Lihat ke Halaman Asli

Ormas (agama), Hantu Komunisme dan Keganjenan Politik

Diperbarui: 21 Agustus 2015   14:39

Kompasiana adalah platform blog. Konten ini menjadi tanggung jawab bloger dan tidak mewakili pandangan redaksi Kompas.

Di beberapa bagian kota Bandung (entah di kota lain), termasuk lingkar Cibiru dan pagar pembatas jalan di depan alun-alun Ujungberung, ada beberapa spanduk putih yang bertuliskan:

"PANCASILA YES!
KOMUNIS NO!"

Saya setuju saja dengan teksnya. Adalah janggal memang kalau di negeri demokrasi ini justru membiarkan keberadaan komunisme. Tapi kesetujuan saya jadi terusik, tatkala sepintas saya lihat bahwa spanduk itu dibuat oleh beberapa ormas berbau keagamaan seperti FUI (di dalamnya sudah pasti ada FPI). Aduh, bukan....bukan karena 'Islam'nya. Jangan salah sangka. Saya tak ada masalah dengan Islam. Hanya saja, kredibilitas dan integritas ormas-ormas itu yang membuat statement pada spanduk itu 'mencurigakan'.
Alasan saya adalah ini:
1. Spanduk itu saya kira tak pantas/ tak memenuhi kepatutan dipublikasikan di sekitar moment HUT Proklamasi RI ke-70. Untuk apa? Apakah ada Izinnya? Kalau tidak ada, kenapa dibiarkan? Mestinya masyarakat punya (diberikan) hak untuk mencabut spanduk model itu.

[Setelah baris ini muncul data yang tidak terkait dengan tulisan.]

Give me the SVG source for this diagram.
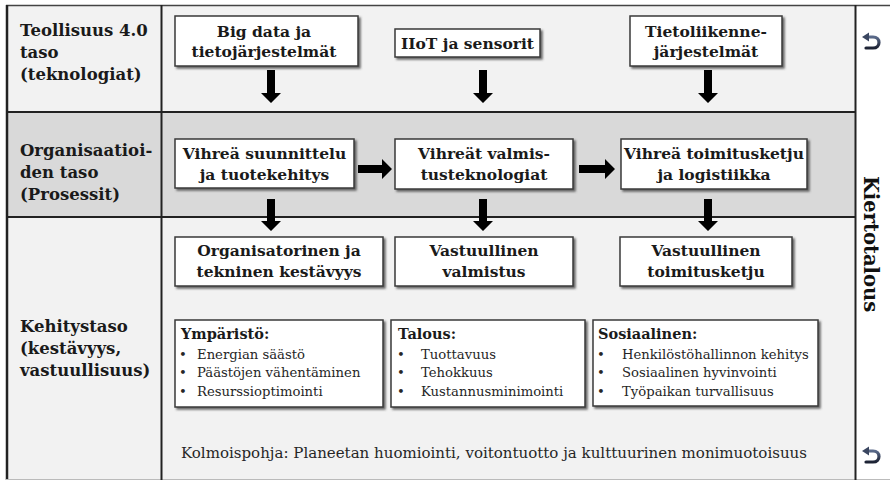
<svg xmlns="http://www.w3.org/2000/svg" width="890" height="481" viewBox="0 0 890 481">
<defs>
<style>
.lbl{font-family:"DejaVu Serif","Liberation Serif",serif;font-weight:bold;font-size:16.5px;fill:#1a1a1a}
.bt{font-family:"DejaVu Serif","Liberation Serif",serif;font-weight:bold;font-size:15.5px;fill:#1a1a1a;text-anchor:middle}
.hd{font-family:"DejaVu Serif","Liberation Serif",serif;font-weight:bold;font-size:14.5px;fill:#1a1a1a}
.it{font-family:"DejaVu Serif","Liberation Serif",serif;font-size:13.2px;fill:#262626}
.box{fill:#fff;stroke:#3a3a3a;stroke-width:1.5;filter:url(#sh)}
.grid{stroke:#222;stroke-width:2;fill:none}
.arr{fill:#000}
.icon{fill:none;stroke:url(#ig);stroke-width:3.2;stroke-linecap:round}
</style>
<filter id="sh" x="-10%" y="-10%" width="130%" height="140%">
<feDropShadow dx="2" dy="2" stdDeviation="1.2" flood-color="#444" flood-opacity="0.8"/>
</filter>
<linearGradient id="ig" x1="0" y1="0" x2="0" y2="1">
<stop offset="0" stop-color="#5a6a8a"/>
<stop offset="1" stop-color="#1c2233"/>
</linearGradient>
<g id="iconshape">
<path class="icon" d="M 868 0 L 873 0 C 881 0, 881 11, 873 11 L 866 11"/>
<polygon points="862,0 869,-4.5 869,4.5" fill="#3a4660"/>
</g>
</defs>

<!-- backgrounds -->
<rect x="7" y="5" width="848" height="107" fill="#f2f2f2"/>
<rect x="7" y="112" width="848" height="105" fill="#d9d9d9"/>
<rect x="7" y="217" width="848" height="263" fill="#f2f2f2"/>
<rect x="855" y="5" width="35" height="475" fill="#fff"/>

<!-- grid -->
<g id="grid">
<line x1="6" y1="5.5" x2="890" y2="5.5" stroke="#444" stroke-width="1.5"/>
<line x1="7" y1="5" x2="7" y2="480" stroke="#222" stroke-width="2.5"/>
<line x1="6" y1="479.5" x2="890" y2="479.5" stroke="#bbb" stroke-width="1.2"/>
<line class="grid" x1="161.5" y1="5" x2="161.5" y2="480"/>
<line class="grid" x1="855.5" y1="5" x2="855.5" y2="480"/>
<line class="grid" x1="7" y1="112" x2="855.5" y2="112"/>
<line class="grid" x1="7" y1="217" x2="855.5" y2="217"/>
</g>

<!-- left labels -->
<g id="label-industry">
<text class="lbl" x="20" y="36">Teollisuus 4.0</text>
<text class="lbl" x="20" y="58">taso</text>
<text class="lbl" x="20" y="80">(teknologiat)</text>
</g>
<g id="label-org">
<text class="lbl" x="20" y="156">Organisaatioi-</text>
<text class="lbl" x="20" y="178">den taso</text>
<text class="lbl" x="20" y="200">(Prosessit)</text>
</g>
<g id="label-dev">
<text class="lbl" x="20" y="332">Kehitystaso</text>
<text class="lbl" x="20" y="354">(kestävyys,</text>
<text class="lbl" x="20" y="376">vastuullisuus)</text>
</g>

<!-- right column -->
<g id="circular">
<text x="0" y="0" transform="translate(864,244) rotate(90)" font-family="'DejaVu Serif','Liberation Serif',serif" font-weight="bold" font-size="19.5" fill="#111" text-anchor="middle">Kiertotalous</text>
<use href="#iconshape" transform="translate(0,37)"/>
<use href="#iconshape" transform="translate(0,451)"/>
</g>

<!-- row 1 nodes -->
<g id="n-bigdata">
<rect class="box" x="175" y="16" width="183" height="50"/>
<text class="bt" x="264" y="36.5">Big data ja</text>
<text class="bt" x="264" y="56.5">tietojärjestelmät</text>
</g>
<g id="n-iiot">
<rect class="box" x="395" y="29" width="145" height="28"/>
<text class="bt" x="467.5" y="48.5">IIoT ja sensorit</text>
</g>
<g id="n-tele">
<rect class="box" x="630" y="16" width="152" height="50"/>
<text class="bt" x="706" y="36.5">Tietoliikenne-</text>
<text class="bt" x="706" y="56.5">järjestelmät</text>
</g>

<!-- row 2 nodes -->
<g id="n-design">
<rect class="box" x="175" y="139" width="179" height="49"/>
<text class="bt" x="264.5" y="159">Vihreä suunnittelu</text>
<text class="bt" x="264.5" y="179.5">ja tuotekehitys</text>
</g>
<g id="n-manuf">
<rect class="box" x="395" y="139" width="178" height="50"/>
<text class="bt" x="484" y="159">Vihreät valmis-</text>
<text class="bt" x="484" y="179.5">tusteknologiat</text>
</g>
<g id="n-supply">
<rect class="box" x="621" y="139" width="186" height="50"/>
<text class="bt" x="714" y="159">Vihreä toimitusketju</text>
<text class="bt" x="714" y="179.5">ja logistiikka</text>
</g>

<!-- row 3 nodes -->
<g id="n-orgsus">
<rect class="box" x="175" y="237" width="208" height="49"/>
<text class="bt" x="279" y="256">Organisatorinen ja</text>
<text class="bt" x="279" y="276.5">tekninen kestävyys</text>
</g>
<g id="n-respmanuf">
<rect class="box" x="395" y="237" width="178" height="49"/>
<text class="bt" x="484" y="256">Vastuullinen</text>
<text class="bt" x="484" y="276.5">valmistus</text>
</g>
<g id="n-respsupply">
<rect class="box" x="620" y="237" width="172" height="49"/>
<text class="bt" x="706" y="256">Vastuullinen</text>
<text class="bt" x="706" y="276.5">toimitusketju</text>
</g>

<!-- bullet boxes -->
<g id="n-env">
<rect class="box" x="175" y="320" width="208" height="87"/>
<text class="hd" x="181" y="339">Ympäristö:</text>
<text class="it" x="179" y="358.5">•</text><text class="it" x="197" y="358.5">Energian säästö</text>
<text class="it" x="179" y="377">•</text><text class="it" x="197" y="377">Päästöjen vähentäminen</text>
<text class="it" x="179" y="395.5">•</text><text class="it" x="197" y="395.5">Resurssioptimointi</text>
</g>
<g id="n-econ">
<rect class="box" x="391" y="320" width="194" height="87"/>
<text class="hd" x="398" y="339">Talous:</text>
<text class="it" x="397" y="358.5">•</text><text class="it" x="421" y="358.5">Tuottavuus</text>
<text class="it" x="397" y="377">•</text><text class="it" x="421" y="377">Tehokkuus</text>
<text class="it" x="397" y="395.5">•</text><text class="it" x="421" y="395.5">Kustannusminimointi</text>
</g>
<g id="n-social">
<rect class="box" x="593" y="320" width="225" height="86"/>
<text class="hd" x="598" y="339">Sosiaalinen:</text>
<text class="it" x="597" y="358.5">•</text><text class="it" x="622" y="358.5">Henkilöstöhallinnon kehitys</text>
<text class="it" x="597" y="377">•</text><text class="it" x="622" y="377">Sosiaalinen hyvinvointi</text>
<text class="it" x="597" y="395.5">•</text><text class="it" x="622" y="395.5">Työpaikan turvallisuus</text>
</g>

<g id="n-triple">
<text x="181" y="458" font-family="'DejaVu Serif','Liberation Serif',serif" font-size="14" fill="#262626" textLength="626" lengthAdjust="spacingAndGlyphs">Kolmoispohja: Planeetan huomiointi, voitontuotto ja kulttuurinen monimuotoisuus</text>
</g>

<!-- connectors -->
<g id="connectors">
<polygon class="arr" points="267,70 275,70 275,93 281,93 271,103 261,93 267,93"/>
<polygon class="arr" points="479,70 487,70 487,93 493,93 483,103 473,93 479,93"/>
<polygon class="arr" points="704,70 712,70 712,93 718,93 708,103 698,93 704,93"/>
<polygon class="arr" points="267,199 275,199 275,221 281,221 271,231 261,221 267,221"/>
<polygon class="arr" points="479,199 487,199 487,221 493,221 483,231 473,221 479,221"/>
<polygon class="arr" points="704,199 712,199 712,221 718,221 708,231 698,221 704,221"/>
<polygon class="arr" points="358,165 382,165 382,159 392,169 382,179 382,173 358,173"/>
<polygon class="arr" points="579,165 605,165 605,159 615,169 605,179 605,173 579,173"/>
</g>
</svg>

2. Kalau ingin menunjukkan bahwa ormas-ormas itu pro Pancasila, maka mereka mestinya juga mencantumkan kalimat ini:

"Khilafah No!"
atau
"Teokrasi No!"

Itu baru fair dan clear.

3. Keganjenan politik beberapa ormas (berjubah) agama ini semakin memprihatinkan (memuakkan dan membahayakan) bagi tumbuh kembang proses demokrasi dan pembauran (persatuan) bangsa, serta fakta anugerah keragaman suku, etnis, agama, ras dan agama di Indonesia.

4. Bisa saja agenda tersembunyi dari gerakan beberapa ormas ini yang patut diwaspadai dan ditelusuri oleh pihak pemerintah dan intelejen Indonesia. Mereka menggunakan jargon 'pro Pancasila' untuk membangun opini publik / umat - seolah mewakili umat (Islam) - dengan tujuan provokasi dan atau menggalang dukungan publik. Mereka paham, bahwa jika mereka frontal menggunakan kata 'Islam' sebagai 'tagar' utama, masyarakat belum tentu 'setuju'. Maka dipakailah kata 'Pancasila' sebagai selimut agenda sesungguhnya. Apa itu? Hanya ormas-orams itu dan Tuhan yang tahu pasti. Tapi ada 2 kemungkinan :

a. Merontokkan pemerintahan Jokowi - JK, karena kebijakkan-kebijakkannya yang dianggap menyumbat sumber dana (bansos) bagi gerakan mereka. Dan lagi-lagi, selalu diangkat isu / opini bahwa pemerintah 'anti Islam' pada publik melalui spanduk, selebaran, tablig, media sosial, jurnalistik abal-abal, serta khotbah (mimbar).

b. Mengalihkan sementara perhatian publik dari isu khilafah yang telah 'dibombardir' oleh NU dan Muhammadiyah, kepada isu komunisme, nasionalisme dan Pancasila. Mereka pun selalu berkelit dan menggunakan ketakutan pada istilah ‘sekularisme, liberalisme dan pluralisme’, seolah ketiga istilah itu salah 100%. Tentu saja, mereka pun mengambil makna yang sempit untuk ketiganya.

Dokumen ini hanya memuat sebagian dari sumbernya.